TASK STATEMENT: Set down exactly the lines of the listing below, please, beginning with the first and ending with the line that holds "12.60, 9.80, 7.61, 5.82, 4.46, 2.67, 1.49, 0.30, -1.07]".

DATA PROVIDED:
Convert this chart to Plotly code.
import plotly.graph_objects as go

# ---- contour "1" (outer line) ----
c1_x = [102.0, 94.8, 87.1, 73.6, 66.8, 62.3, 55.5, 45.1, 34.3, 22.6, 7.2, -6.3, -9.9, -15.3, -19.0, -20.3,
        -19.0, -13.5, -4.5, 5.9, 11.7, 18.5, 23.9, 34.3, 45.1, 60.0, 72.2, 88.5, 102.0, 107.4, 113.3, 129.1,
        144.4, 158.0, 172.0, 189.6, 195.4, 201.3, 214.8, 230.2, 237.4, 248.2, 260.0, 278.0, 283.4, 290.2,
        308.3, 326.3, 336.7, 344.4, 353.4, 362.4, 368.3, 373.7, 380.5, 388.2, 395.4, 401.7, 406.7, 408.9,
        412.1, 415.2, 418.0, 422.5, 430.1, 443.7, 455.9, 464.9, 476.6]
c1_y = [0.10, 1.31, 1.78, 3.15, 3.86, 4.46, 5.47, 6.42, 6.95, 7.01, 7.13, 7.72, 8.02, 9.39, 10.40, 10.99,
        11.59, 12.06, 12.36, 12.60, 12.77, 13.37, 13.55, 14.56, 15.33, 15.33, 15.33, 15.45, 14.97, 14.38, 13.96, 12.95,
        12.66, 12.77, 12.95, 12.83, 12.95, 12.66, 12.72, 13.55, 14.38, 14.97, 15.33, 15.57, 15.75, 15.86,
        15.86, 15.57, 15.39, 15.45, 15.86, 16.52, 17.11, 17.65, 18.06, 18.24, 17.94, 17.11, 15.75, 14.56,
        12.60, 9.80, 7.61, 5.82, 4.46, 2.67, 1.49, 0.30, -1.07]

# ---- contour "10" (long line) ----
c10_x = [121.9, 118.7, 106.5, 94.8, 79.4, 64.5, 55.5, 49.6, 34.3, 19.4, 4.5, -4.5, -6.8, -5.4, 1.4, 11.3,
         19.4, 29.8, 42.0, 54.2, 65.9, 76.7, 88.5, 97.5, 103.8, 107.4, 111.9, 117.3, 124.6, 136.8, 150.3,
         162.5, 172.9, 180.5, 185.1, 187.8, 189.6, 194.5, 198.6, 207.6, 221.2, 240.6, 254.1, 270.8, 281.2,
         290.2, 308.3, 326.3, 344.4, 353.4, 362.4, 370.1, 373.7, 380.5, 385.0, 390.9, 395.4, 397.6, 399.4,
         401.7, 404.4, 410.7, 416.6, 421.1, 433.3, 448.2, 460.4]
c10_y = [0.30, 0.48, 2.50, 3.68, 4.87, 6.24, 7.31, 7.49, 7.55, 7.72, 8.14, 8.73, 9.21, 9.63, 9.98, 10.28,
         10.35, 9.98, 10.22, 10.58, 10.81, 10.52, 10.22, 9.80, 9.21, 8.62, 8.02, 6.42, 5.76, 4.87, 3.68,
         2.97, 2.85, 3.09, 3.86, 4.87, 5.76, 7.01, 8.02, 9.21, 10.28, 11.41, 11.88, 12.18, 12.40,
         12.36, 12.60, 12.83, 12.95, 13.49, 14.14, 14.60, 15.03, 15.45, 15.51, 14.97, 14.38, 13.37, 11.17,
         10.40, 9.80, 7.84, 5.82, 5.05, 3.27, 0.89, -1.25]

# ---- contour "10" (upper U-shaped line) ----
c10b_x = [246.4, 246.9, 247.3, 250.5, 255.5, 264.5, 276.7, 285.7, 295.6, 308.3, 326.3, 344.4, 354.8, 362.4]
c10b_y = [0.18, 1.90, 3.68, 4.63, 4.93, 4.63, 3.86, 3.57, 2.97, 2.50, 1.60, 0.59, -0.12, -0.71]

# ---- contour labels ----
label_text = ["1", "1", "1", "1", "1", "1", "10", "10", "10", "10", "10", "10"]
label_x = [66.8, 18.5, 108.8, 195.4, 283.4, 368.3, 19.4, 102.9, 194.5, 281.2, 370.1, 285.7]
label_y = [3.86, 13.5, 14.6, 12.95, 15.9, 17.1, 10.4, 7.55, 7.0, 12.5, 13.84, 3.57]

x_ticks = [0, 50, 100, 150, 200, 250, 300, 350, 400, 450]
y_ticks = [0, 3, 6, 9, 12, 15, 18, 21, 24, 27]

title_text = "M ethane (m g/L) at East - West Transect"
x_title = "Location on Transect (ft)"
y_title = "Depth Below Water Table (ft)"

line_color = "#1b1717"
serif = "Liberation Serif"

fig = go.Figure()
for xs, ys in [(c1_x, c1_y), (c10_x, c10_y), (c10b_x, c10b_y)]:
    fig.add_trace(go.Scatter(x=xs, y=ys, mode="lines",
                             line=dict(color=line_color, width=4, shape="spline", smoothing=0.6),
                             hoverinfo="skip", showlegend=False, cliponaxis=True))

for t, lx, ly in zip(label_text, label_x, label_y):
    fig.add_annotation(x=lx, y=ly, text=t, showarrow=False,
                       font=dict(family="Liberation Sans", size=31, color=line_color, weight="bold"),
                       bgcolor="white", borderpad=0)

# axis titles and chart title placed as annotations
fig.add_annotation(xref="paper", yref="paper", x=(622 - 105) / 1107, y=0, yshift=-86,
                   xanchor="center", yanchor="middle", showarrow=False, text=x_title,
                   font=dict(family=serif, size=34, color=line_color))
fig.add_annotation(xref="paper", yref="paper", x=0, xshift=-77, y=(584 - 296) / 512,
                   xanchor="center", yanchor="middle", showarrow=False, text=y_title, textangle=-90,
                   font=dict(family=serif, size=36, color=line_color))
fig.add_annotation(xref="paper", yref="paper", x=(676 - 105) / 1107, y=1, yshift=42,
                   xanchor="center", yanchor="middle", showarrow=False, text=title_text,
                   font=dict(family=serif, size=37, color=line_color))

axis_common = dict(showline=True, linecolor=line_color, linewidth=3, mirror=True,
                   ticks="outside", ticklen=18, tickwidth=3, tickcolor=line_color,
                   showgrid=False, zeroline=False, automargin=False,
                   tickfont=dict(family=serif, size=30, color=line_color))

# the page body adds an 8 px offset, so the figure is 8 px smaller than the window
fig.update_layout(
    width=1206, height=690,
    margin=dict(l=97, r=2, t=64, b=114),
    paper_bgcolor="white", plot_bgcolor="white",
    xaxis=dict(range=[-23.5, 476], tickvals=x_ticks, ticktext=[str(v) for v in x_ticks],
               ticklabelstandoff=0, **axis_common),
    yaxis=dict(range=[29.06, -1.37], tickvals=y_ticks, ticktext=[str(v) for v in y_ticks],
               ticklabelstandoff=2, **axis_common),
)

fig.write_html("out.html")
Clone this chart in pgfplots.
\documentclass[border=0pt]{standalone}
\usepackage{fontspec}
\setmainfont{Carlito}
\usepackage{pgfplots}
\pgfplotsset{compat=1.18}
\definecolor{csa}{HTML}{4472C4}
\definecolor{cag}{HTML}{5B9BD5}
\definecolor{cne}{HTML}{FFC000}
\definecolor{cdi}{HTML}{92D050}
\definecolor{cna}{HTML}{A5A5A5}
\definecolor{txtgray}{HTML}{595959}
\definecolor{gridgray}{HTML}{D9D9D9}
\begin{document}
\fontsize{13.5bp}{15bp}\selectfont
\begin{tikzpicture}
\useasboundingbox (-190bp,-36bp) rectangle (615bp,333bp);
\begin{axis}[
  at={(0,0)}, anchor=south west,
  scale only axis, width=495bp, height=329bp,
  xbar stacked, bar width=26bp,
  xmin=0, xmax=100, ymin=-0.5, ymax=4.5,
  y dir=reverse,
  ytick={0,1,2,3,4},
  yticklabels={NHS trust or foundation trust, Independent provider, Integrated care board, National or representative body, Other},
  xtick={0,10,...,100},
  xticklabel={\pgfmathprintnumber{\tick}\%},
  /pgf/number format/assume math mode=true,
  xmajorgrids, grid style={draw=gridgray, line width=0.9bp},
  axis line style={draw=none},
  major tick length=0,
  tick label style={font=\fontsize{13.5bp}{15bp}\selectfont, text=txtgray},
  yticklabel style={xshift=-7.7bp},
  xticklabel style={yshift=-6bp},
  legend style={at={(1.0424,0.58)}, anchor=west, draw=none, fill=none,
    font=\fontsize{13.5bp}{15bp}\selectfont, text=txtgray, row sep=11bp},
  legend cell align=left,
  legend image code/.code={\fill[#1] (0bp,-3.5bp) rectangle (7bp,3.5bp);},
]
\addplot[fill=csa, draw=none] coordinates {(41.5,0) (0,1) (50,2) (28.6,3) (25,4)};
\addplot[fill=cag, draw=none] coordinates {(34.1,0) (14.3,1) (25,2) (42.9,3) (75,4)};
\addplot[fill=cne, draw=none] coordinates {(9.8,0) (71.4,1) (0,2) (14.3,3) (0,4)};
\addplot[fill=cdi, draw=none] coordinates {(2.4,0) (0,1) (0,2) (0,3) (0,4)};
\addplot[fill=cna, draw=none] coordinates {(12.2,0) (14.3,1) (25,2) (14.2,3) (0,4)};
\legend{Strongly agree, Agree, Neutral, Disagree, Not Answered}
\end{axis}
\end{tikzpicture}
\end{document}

TASK OUTPUT:
Convert this chart to Plotly code.
import plotly.graph_objects as go

# ---- contour "1" (outer line) ----
c1_x = [102.0, 94.8, 87.1, 73.6, 66.8, 62.3, 55.5, 45.1, 34.3, 22.6, 7.2, -6.3, -9.9, -15.3, -19.0, -20.3,
        -19.0, -13.5, -4.5, 5.9, 11.7, 18.5, 23.9, 34.3, 45.1, 60.0, 72.2, 88.5, 102.0, 107.4, 113.3, 129.1,
        144.4, 158.0, 172.0, 189.6, 195.4, 201.3, 214.8, 230.2, 237.4, 248.2, 260.0, 278.0, 283.4, 290.2,
        308.3, 326.3, 336.7, 344.4, 353.4, 362.4, 368.3, 373.7, 380.5, 388.2, 395.4, 401.7, 406.7, 408.9,
        412.1, 415.2, 418.0, 422.5, 430.1, 443.7, 455.9, 464.9, 476.6]
c1_y = [0.10, 1.31, 1.78, 3.15, 3.86, 4.46, 5.47, 6.42, 6.95, 7.01, 7.13, 7.72, 8.02, 9.39, 10.40, 10.99,
        11.59, 12.06, 12.36, 12.60, 12.77, 13.37, 13.55, 14.56, 15.33, 15.33, 15.33, 15.45, 14.97, 14.38, 13.96, 12.95,
        12.66, 12.77, 12.95, 12.83, 12.95, 12.66, 12.72, 13.55, 14.38, 14.97, 15.33, 15.57, 15.75, 15.86,
        15.86, 15.57, 15.39, 15.45, 15.86, 16.52, 17.11, 17.65, 18.06, 18.24, 17.94, 17.11, 15.75, 14.56,
        12.60, 9.80, 7.61, 5.82, 4.46, 2.67, 1.49, 0.30, -1.07]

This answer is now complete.